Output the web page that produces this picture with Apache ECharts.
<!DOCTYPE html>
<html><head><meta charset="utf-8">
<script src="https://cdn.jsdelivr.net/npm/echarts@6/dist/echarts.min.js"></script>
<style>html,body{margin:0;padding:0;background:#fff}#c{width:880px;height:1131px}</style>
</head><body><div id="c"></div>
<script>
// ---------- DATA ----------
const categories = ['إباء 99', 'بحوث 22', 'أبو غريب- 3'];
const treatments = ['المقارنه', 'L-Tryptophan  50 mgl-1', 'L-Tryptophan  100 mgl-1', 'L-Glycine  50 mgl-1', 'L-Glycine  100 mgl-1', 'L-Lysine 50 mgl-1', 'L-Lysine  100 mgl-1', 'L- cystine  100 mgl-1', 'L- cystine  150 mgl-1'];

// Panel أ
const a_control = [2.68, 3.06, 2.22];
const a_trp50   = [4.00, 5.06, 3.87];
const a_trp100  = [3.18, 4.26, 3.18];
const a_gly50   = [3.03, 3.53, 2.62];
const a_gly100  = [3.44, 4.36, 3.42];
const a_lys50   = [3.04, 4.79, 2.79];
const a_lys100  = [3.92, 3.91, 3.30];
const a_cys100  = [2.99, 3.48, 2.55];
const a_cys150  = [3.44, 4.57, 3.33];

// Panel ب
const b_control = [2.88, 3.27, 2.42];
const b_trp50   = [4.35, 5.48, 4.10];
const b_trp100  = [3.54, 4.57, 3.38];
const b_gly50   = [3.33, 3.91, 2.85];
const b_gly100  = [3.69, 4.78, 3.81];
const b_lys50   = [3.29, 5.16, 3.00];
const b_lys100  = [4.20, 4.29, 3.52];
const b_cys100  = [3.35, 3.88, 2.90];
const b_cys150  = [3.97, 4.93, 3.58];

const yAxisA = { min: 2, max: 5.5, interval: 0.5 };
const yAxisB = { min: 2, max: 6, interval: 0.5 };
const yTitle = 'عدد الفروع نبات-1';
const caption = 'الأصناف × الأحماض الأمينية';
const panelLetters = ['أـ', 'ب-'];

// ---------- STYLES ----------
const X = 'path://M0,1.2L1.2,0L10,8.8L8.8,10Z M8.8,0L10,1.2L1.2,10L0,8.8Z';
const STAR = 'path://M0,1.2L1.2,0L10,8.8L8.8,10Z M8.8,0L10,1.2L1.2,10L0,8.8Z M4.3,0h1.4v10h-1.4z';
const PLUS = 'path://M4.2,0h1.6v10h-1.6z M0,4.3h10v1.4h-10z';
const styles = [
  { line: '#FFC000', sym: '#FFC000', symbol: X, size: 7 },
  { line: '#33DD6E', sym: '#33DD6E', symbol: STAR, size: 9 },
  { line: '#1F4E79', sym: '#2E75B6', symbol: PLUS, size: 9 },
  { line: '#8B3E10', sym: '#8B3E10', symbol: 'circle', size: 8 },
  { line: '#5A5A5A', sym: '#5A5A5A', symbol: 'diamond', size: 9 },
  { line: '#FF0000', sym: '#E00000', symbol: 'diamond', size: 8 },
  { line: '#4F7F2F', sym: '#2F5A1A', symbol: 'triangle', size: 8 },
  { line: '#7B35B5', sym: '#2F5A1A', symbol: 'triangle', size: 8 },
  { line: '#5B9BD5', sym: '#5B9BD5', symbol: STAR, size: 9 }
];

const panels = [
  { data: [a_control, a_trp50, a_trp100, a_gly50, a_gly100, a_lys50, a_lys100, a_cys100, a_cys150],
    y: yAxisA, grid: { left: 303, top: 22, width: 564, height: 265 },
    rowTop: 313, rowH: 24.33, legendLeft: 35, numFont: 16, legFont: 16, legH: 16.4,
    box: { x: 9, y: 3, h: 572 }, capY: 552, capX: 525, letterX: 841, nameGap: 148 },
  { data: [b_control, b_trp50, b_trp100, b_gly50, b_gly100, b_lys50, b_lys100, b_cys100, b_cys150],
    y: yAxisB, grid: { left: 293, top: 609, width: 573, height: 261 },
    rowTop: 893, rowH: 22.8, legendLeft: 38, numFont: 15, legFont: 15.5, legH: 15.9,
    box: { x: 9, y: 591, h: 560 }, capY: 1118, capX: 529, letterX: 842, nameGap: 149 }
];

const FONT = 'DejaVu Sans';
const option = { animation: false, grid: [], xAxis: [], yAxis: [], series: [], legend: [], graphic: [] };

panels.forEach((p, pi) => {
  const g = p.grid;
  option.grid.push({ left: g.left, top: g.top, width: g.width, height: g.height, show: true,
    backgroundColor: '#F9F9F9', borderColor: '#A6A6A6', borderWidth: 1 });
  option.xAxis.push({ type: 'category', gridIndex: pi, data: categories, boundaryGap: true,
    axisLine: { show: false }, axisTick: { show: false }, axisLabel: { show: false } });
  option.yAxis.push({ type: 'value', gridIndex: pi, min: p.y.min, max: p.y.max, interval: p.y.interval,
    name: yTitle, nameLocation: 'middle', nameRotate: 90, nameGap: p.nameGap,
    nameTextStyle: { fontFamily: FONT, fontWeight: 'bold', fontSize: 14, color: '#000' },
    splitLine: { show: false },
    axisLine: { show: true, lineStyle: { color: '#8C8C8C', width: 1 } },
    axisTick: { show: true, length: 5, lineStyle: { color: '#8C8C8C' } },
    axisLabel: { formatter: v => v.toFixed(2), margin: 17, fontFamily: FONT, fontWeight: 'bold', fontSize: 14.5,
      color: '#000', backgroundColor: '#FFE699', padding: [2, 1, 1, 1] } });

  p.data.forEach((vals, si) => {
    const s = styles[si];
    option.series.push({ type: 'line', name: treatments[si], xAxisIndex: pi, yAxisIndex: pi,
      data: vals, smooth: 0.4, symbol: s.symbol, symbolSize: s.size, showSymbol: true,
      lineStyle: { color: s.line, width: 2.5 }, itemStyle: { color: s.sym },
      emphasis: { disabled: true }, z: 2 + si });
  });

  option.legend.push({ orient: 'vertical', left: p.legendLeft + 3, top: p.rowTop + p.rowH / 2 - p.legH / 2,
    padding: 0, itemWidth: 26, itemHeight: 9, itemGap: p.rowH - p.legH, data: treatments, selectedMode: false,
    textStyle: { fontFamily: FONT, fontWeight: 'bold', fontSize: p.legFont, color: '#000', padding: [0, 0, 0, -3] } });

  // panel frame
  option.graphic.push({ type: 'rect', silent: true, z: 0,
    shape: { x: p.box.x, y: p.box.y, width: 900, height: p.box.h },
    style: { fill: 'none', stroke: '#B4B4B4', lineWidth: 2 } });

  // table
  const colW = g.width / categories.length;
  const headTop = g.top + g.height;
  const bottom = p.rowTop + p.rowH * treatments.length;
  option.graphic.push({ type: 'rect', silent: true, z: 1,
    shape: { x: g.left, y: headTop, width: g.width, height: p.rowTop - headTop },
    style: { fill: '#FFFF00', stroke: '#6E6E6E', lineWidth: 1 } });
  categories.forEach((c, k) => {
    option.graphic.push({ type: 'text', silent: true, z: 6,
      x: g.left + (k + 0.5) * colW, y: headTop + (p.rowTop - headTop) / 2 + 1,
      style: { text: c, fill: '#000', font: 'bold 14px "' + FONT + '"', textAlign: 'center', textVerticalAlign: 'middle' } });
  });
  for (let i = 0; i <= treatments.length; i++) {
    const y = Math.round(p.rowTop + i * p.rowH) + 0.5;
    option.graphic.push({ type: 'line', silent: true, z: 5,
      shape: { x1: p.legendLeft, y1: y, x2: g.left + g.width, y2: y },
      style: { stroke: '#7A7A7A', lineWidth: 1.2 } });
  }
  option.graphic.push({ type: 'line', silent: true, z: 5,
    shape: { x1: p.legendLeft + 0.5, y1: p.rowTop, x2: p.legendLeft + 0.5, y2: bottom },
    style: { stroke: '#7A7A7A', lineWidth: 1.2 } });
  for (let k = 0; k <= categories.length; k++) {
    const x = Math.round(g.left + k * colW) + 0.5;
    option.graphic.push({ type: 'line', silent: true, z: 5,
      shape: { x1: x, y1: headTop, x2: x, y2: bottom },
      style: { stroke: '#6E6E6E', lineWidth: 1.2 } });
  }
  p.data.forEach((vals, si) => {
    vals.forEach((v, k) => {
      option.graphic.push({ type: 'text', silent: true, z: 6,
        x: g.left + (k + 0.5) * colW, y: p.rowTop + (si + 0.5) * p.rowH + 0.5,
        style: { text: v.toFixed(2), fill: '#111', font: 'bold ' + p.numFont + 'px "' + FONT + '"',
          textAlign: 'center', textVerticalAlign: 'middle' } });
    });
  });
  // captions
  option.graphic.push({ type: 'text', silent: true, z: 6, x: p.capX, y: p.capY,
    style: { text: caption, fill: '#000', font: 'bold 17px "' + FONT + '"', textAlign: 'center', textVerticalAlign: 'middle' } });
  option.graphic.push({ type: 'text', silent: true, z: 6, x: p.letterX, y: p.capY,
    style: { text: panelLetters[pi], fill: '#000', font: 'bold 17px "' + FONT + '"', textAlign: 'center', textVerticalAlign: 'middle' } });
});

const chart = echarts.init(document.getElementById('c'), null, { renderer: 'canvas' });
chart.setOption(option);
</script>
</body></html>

- Problem to work on -
Return, please, the lines of the data from the first through the line containing "const treatments = ['المقارنه', 'L-Tryptophan", both kept, exactly as they stand and nothing more.

- Task solution -
Output the web page that produces this picture with Apache ECharts.
<!DOCTYPE html>
<html><head><meta charset="utf-8">
<script src="https://cdn.jsdelivr.net/npm/echarts@6/dist/echarts.min.js"></script>
<style>html,body{margin:0;padding:0;background:#fff}#c{width:880px;height:1131px}</style>
</head><body><div id="c"></div>
<script>
// ---------- DATA ----------
const categories = ['إباء 99', 'بحوث 22', 'أبو غريب- 3'];
const treatments = ['المقارنه', 'L-Tryptophan  50 mgl-1', 'L-Tryptophan  100 mgl-1', 'L-Glycine  50 mgl-1', 'L-Glycine  100 mgl-1', 'L-Lysine 50 mgl-1', 'L-Lysine  100 mgl-1', 'L- cystine  100 mgl-1', 'L- cystine  150 mgl-1'];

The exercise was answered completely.